A GPS ought to be tightly- coupled with its automobile. Many quirks of its user interface derive from the GPS computer having so little idea of, or knowledge of, what's going on. The next time your'e bored, imagine what a GPS would be like if it had these capabilites:
  • It would know your location to within an accuracy of one foot; it would know if you were in the correct lane.
  • It would monitor the turn signals; it would know if you intended to make a turn as instructed.
  • It would be able to operate the turn signals for you, if you preferred not to signal manually.
  • It could advise you when to brake, or that you're going too fast, given the curviness of the road.
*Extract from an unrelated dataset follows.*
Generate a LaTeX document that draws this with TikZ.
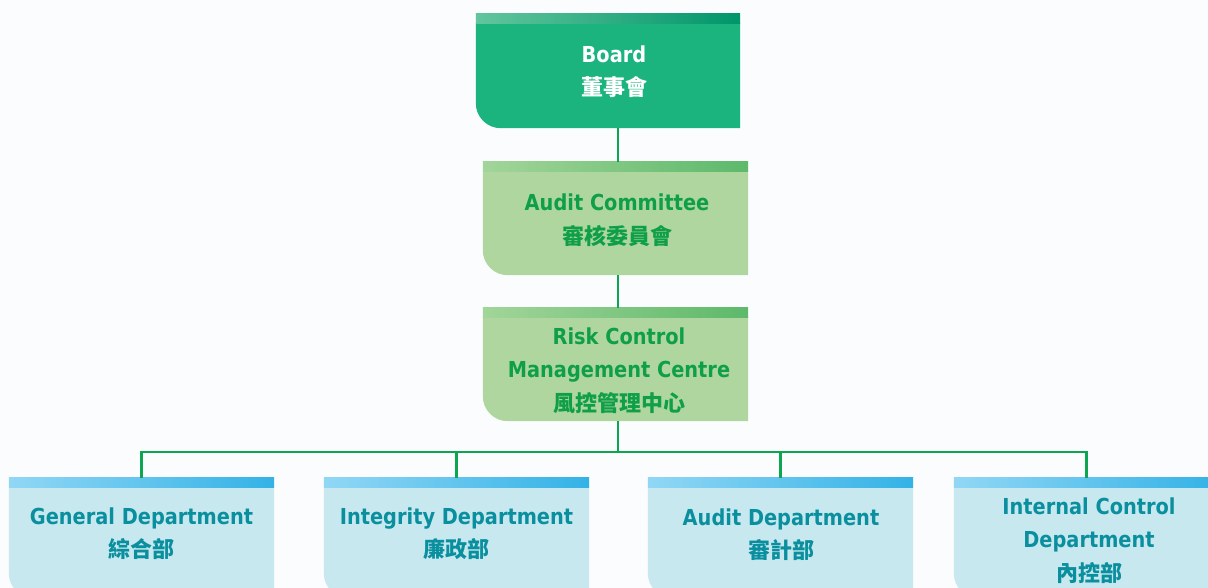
\documentclass[tikz,border=0pt]{standalone}
\usepackage{fontspec}
\setmainfont{DejaVu Sans}[FakeStretch=0.88]
\newfontfamily\cjk{Noto Sans CJK TC}
\definecolor{bgcol}{HTML}{FBFCFE}
\definecolor{boardbody}{HTML}{1BB47F}
\definecolor{boardbarL}{HTML}{62C59D}
\definecolor{boardbarR}{HTML}{00956A}
\definecolor{lgbody}{HTML}{B0D69F}
\definecolor{lgbarL}{HTML}{A2D599}
\definecolor{lgbarR}{HTML}{5DB96B}
\definecolor{lgtext}{HTML}{0E9F48}
\definecolor{blbody}{HTML}{C8E8EF}
\definecolor{blbarL}{HTML}{91D7F5}
\definecolor{blbarR}{HTML}{33B2E6}
\definecolor{bltext}{HTML}{0A8F9F}
\definecolor{linecol}{HTML}{0DA650}
\tikzset{
  orgbox/.style={rectangle, inner sep=0pt, minimum width=265pt},
  txt/.style={align=center, font=\bfseries\fontsize{22}{33.5}\selectfont},
  conn/.style={draw=linecol, line width=2.2pt},
}
\newcommand\cjkline{\cjk\bfseries\fontsize{22}{33.5}\selectfont}
\newcommand\orgshape[4]{%
  \fill[#2] ([yshift=-9pt]#1.north west) -- ([yshift=-9pt]#1.north east)
    -- (#1.south east) -- ([xshift=25pt]#1.south west)
    .. controls ([xshift=11.2pt]#1.south west) and ([yshift=11.2pt]#1.south west)
    .. ([yshift=25pt]#1.south west) -- cycle;
  \shade[left color=#3, right color=#4] (#1.north west) rectangle ([yshift=-10pt]#1.north east);
}
\begin{document}
\begin{tikzpicture}[x=1pt,y=-1pt]
\useasboundingbox (0,0) rectangle (1208,588);
\clip (0,0) rectangle (1208,588);
\fill[bgcol] (0,0) rectangle (1208,588);
% boxes
\node[orgbox, minimum width=264pt, minimum height=114pt] (board) at (608,71) {};
\node[orgbox, minimum height=113pt] (audit) at (615.5,218.5) {};
\node[orgbox, minimum height=113pt] (risk) at (615.5,364.5) {};
\node[orgbox, minimum height=120pt] (general) at (141.5,538) {};
\node[orgbox, minimum height=120pt] (integrity) at (456.5,538) {};
\node[orgbox, minimum height=120pt] (auditdept) at (780.5,538) {};
\node[orgbox, minimum height=120pt] (internal) at (1086.5,538) {};
\orgshape{board}{boardbody}{boardbarL}{boardbarR}
\orgshape{audit}{lgbody}{lgbarL}{lgbarR}
\orgshape{risk}{lgbody}{lgbarL}{lgbarR}
\orgshape{general}{blbody}{blbarL}{blbarR}
\orgshape{integrity}{blbody}{blbarL}{blbarR}
\orgshape{auditdept}{blbody}{blbarL}{blbarR}
\orgshape{internal}{blbody}{blbarL}{blbarR}
% connectors
\coordinate (spine) at (618,0);
\coordinate (bus) at (0,452);
\draw[conn] (board.south -| spine) -- (audit.north -| spine);
\draw[conn] (audit.south -| spine) -- (risk.north -| spine);
\draw[conn] (risk.south -| spine) -- (bus -| spine);
\draw[conn] (general.north) -- (general.north |- bus) -- (internal.north |- bus) -- (internal.north);
\draw[conn] (integrity.north) -- (integrity.north |- bus);
\draw[conn] (auditdept.north) -- (auditdept.north |- bus);
% texts
\node[txt, text=white] (boardtxt) at (614,71.5) {Board\\{\cjkline 董事會}};
\node[txt, text=lgtext] (audittxt) at (617,220) {Audit Committee\\{\cjkline 審核委員會}};
\node[txt, text=lgtext] (risktxt) at (619,370.5) {Risk Control\\Management Centre\\{\cjkline 風控管理中心}};
\node[txt, text=bltext] (generaltxt) at (141.5,533.5) {General Department\\{\cjkline 綜合部}};
\node[txt, text=bltext] (integritytxt) at (456.5,533.5) {Integrity Department\\{\cjkline 廉政部}};
\node[txt, text=bltext] (auditdepttxt) at (781,534.5) {Audit Department\\{\cjkline 審計部}};
\node[txt, text=bltext] (internaltxt) at (1089,540.5) {Internal Control\\Department\\{\cjkline 內控部}};
\end{tikzpicture}
\end{document}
  • It would know whether you had enough gas to reach your destination, so it would know when to direct you to a price-competitive gas station.
  • My GPS asked me whether I wanted the shortest route, the route with the most super highways, or the route with the least super highways. Over time, this list of alternatives will expand to include choices of familiar/unfamilar routes, fuel-efficient routes, and (I think some high end systems have these): routes to avoid bad weather, construction, or traffic jams.
  • A GPS that knows the weather and the traffic can tell me when it's advisable to turn cruise control on and off.

I believe there are already GPS systems that handle audio input. This business of pressing buttons to slo- ... -wly program an address is ridiculous. My GPS warned me not to program it while driving. It then required me to press several buttons (while driving) to confirm I was resuming the last driving plan. GPS systems that take weather and construction schedules into account can do something else that's rather clever: they can suggest what time of day I should start driving, for best time and weather. And so on, and so on, and so on.

Today's GPS developers have been ingenious, doing so much with so little. But what we're enjoying is only a primitive new technology.